Pour sa part, M. Many avait expliqué, le 11 février dernier, être copropriétaire du titre litigieux avec son oncle Ambroise Belinga, décédé. En janvier 1999, un ami en service à la direction du Cadastre, l’avait informé que son collègue Louis Soh était en possession de son titre foncier, une photocopie d’une carte nationale d’identité (CNI) portant son nom avec un autre visage ainsi qu’un jugement d’hérédité de son défunt oncle. Ces documents allaient servir à la mutation de son titre foncier.

Vente en réméré

Lorsqu’il a rencontré M. Soh, pour s’enquérir de la situation, ce dernier était plutôt étonné, car la personne avec qui il collaborait jusque-là était quelqu’un d’autre passant pour «Many Alphonse». Avant de l’informer que le fond du dossier se trouvait dans l’étude de Me Simo Noufele.

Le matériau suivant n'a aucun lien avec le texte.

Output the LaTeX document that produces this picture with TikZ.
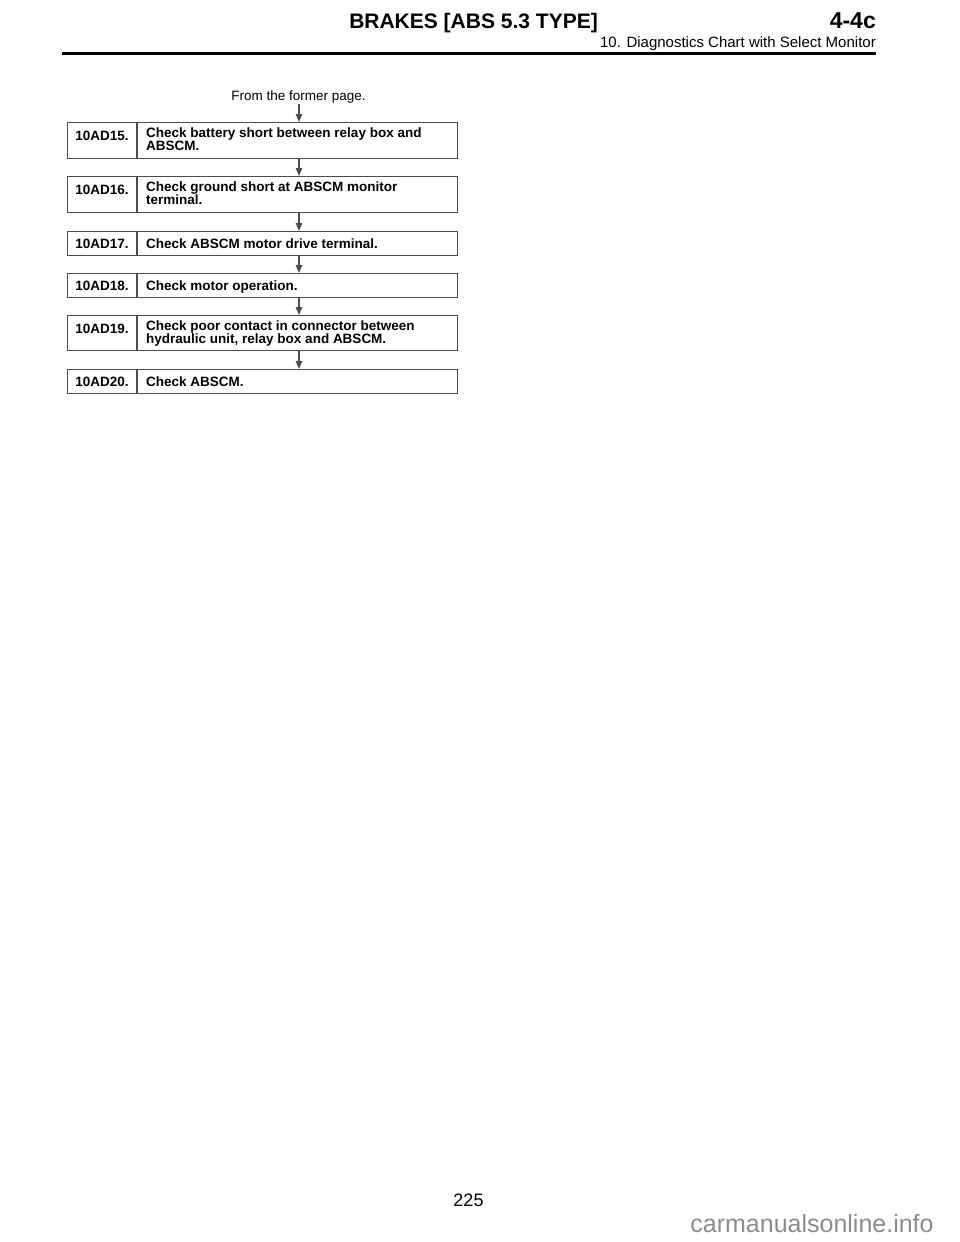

Rendu à l’étude, il découvre que outre son identité falsifiée, le jugement d’hérédité ouvrant la succession de son oncle Belinga était aussi un gros faux, car rendu un an avant le décès du concerné.

Dans un autre document, l’ONG Fasik dit avoir octroyé à «Many Alphonse» un prêt d’environ cinq millions de francs pour la réalisation d’un projet agricole.

Et dans la convention de crédit, il était stipulé qu’en cas de non remboursement, le prêt se transformait en «vente en réméré». Autrement dit, en cas du non remboursement, le titre foncier n°0382/Mefou et Afamba donné en garantie devenait la propriété de M. Mbe.

En fait, la vente projetée n’était pas encore formalisée par les parties. Selon le plaignant, c’est Me Tsapdong Nguepi qui «traitait» le dossier dans l’étude. Il fit une «opposition». Avant de déposer une plainte. Ce qui supposait à ses yeux que la transaction était suspendue.

Entre temps. Me Simo Noufele était mis à la retraite en 2001, et Me Noussi Fonkoua désignée liquidatrice de son cabinet. C’est à cette occasion que Me Noussi Fonkoua a «profité» de délivrer à M. Mbe l’acte de vente décrié, non signée de Me Simo Noufele qui était censé avoir reçu les parties.

Depuis tors, il a fait inscrire une prénotation judiciaire sur le titre foncier, ce qui bloque toute transaction avec ce document en attendant l’issue du présent procès. L’audience reprend ce 14 avril pour les réquisitions du ministère public et les plaidoiries des avocats.